=== What you should do ===
Quote the listing below in full and exactly as written, but omit every picture.

--- BEGIN Dataset content ---

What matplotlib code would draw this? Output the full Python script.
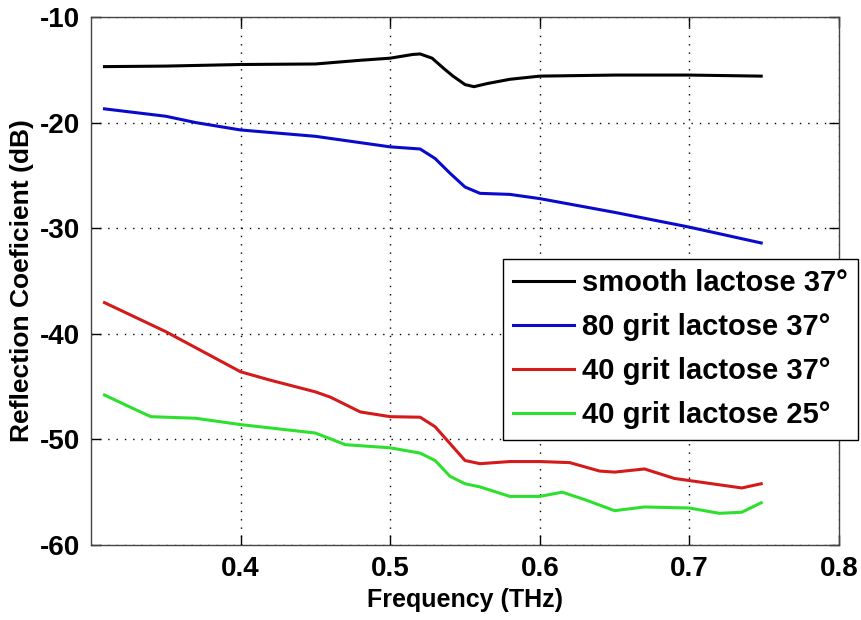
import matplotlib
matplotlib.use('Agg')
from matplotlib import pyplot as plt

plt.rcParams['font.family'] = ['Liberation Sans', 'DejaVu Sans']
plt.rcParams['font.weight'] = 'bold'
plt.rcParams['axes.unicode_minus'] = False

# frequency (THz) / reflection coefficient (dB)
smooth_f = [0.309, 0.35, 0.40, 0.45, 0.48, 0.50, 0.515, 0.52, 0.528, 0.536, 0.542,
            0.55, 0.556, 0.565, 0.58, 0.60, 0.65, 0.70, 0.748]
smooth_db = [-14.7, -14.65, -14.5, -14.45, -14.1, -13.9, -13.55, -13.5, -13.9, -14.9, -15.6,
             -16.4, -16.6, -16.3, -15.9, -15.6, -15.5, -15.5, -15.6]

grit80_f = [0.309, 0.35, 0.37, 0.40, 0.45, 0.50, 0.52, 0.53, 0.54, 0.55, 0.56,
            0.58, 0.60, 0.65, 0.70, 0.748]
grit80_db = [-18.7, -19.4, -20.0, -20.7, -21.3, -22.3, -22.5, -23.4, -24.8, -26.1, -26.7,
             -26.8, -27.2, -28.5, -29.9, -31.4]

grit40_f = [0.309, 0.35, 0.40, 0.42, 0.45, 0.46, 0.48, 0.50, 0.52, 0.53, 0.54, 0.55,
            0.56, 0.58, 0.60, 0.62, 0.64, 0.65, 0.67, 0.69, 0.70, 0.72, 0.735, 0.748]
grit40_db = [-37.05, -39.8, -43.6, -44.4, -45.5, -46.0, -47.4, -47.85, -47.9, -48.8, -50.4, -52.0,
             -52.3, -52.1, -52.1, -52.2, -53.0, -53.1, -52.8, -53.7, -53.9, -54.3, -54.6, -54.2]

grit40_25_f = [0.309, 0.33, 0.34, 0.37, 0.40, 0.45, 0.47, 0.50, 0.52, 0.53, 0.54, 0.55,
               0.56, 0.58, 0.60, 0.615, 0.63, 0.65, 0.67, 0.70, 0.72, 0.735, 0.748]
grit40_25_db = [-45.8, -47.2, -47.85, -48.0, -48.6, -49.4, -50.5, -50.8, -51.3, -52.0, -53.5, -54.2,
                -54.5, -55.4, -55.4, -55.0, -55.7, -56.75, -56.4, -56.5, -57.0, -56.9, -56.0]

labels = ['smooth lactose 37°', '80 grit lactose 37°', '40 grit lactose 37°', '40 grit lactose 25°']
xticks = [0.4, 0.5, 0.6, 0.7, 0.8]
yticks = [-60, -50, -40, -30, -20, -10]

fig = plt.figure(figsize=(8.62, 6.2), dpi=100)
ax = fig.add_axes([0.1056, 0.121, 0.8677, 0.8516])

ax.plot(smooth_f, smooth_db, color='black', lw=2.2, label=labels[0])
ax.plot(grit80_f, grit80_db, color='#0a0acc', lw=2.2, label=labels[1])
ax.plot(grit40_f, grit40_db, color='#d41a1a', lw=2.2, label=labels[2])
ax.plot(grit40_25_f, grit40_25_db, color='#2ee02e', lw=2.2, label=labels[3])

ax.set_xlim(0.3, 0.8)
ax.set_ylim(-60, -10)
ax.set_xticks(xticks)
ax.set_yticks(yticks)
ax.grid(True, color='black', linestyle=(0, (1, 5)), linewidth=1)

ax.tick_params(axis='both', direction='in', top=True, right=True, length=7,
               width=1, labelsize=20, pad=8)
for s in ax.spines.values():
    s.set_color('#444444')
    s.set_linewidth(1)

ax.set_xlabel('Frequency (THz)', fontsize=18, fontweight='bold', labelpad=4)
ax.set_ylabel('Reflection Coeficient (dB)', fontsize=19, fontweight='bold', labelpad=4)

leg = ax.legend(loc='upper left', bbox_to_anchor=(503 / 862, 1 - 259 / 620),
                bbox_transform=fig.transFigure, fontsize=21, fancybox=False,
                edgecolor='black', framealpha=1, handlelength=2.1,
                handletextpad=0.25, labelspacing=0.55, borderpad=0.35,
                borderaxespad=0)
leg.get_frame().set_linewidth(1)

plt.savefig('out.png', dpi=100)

--- END Dataset content ---

=== Result for this task ===
What matplotlib code would draw this? Output the full Python script.
import matplotlib
matplotlib.use('Agg')
from matplotlib import pyplot as plt

plt.rcParams['font.family'] = ['Liberation Sans', 'DejaVu Sans']
plt.rcParams['font.weight'] = 'bold'
plt.rcParams['axes.unicode_minus'] = False

# frequency (THz) / reflection coefficient (dB)
smooth_f = [0.309, 0.35, 0.40, 0.45, 0.48, 0.50, 0.515, 0.52, 0.528, 0.536, 0.542,
            0.55, 0.556, 0.565, 0.58, 0.60, 0.65, 0.70, 0.748]
smooth_db = [-14.7, -14.65, -14.5, -14.45, -14.1, -13.9, -13.55, -13.5, -13.9, -14.9, -15.6,
             -16.4, -16.6, -16.3, -15.9, -15.6, -15.5, -15.5, -15.6]

grit80_f = [0.309, 0.35, 0.37, 0.40, 0.45, 0.50, 0.52, 0.53, 0.54, 0.55, 0.56,
            0.58, 0.60, 0.65, 0.70, 0.748]
grit80_db = [-18.7, -19.4, -20.0, -20.7, -21.3, -22.3, -22.5, -23.4, -24.8, -26.1, -26.7,
             -26.8, -27.2, -28.5, -29.9, -31.4]

grit40_f = [0.309, 0.35, 0.40, 0.42, 0.45, 0.46, 0.48, 0.50, 0.52, 0.53, 0.54, 0.55,
            0.56, 0.58, 0.60, 0.62, 0.64, 0.65, 0.67, 0.69, 0.70, 0.72, 0.735, 0.748]
grit40_db = [-37.05, -39.8, -43.6, -44.4, -45.5, -46.0, -47.4, -47.85, -47.9, -48.8, -50.4, -52.0,
             -52.3, -52.1, -52.1, -52.2, -53.0, -53.1, -52.8, -53.7, -53.9, -54.3, -54.6, -54.2]

grit40_25_f = [0.309, 0.33, 0.34, 0.37, 0.40, 0.45, 0.47, 0.50, 0.52, 0.53, 0.54, 0.55,
               0.56, 0.58, 0.60, 0.615, 0.63, 0.65, 0.67, 0.70, 0.72, 0.735, 0.748]
grit40_25_db = [-45.8, -47.2, -47.85, -48.0, -48.6, -49.4, -50.5, -50.8, -51.3, -52.0, -53.5, -54.2,
                -54.5, -55.4, -55.4, -55.0, -55.7, -56.75, -56.4, -56.5, -57.0, -56.9, -56.0]

labels = ['smooth lactose 37°', '80 grit lactose 37°', '40 grit lactose 37°', '40 grit lactose 25°']
xticks = [0.4, 0.5, 0.6, 0.7, 0.8]
yticks = [-60, -50, -40, -30, -20, -10]

fig = plt.figure(figsize=(8.62, 6.2), dpi=100)
ax = fig.add_axes([0.1056, 0.121, 0.8677, 0.8516])

ax.plot(smooth_f, smooth_db, color='black', lw=2.2, label=labels[0])
ax.plot(grit80_f, grit80_db, color='#0a0acc', lw=2.2, label=labels[1])
ax.plot(grit40_f, grit40_db, color='#d41a1a', lw=2.2, label=labels[2])
ax.plot(grit40_25_f, grit40_25_db, color='#2ee02e', lw=2.2, label=labels[3])

ax.set_xlim(0.3, 0.8)
ax.set_ylim(-60, -10)
ax.set_xticks(xticks)
ax.set_yticks(yticks)
ax.grid(True, color='black', linestyle=(0, (1, 5)), linewidth=1)

ax.tick_params(axis='both', direction='in', top=True, right=True, length=7,
               width=1, labelsize=20, pad=8)
for s in ax.spines.values():
    s.set_color('#444444')
    s.set_linewidth(1)

ax.set_xlabel('Frequency (THz)', fontsize=18, fontweight='bold', labelpad=4)
ax.set_ylabel('Reflection Coeficient (dB)', fontsize=19, fontweight='bold', labelpad=4)

leg = ax.legend(loc='upper left', bbox_to_anchor=(503 / 862, 1 - 259 / 620),
                bbox_transform=fig.transFigure, fontsize=21, fancybox=False,
                edgecolor='black', framealpha=1, handlelength=2.1,
                handletextpad=0.25, labelspacing=0.55, borderpad=0.35,
                borderaxespad=0)
leg.get_frame().set_linewidth(1)

plt.savefig('out.png', dpi=100)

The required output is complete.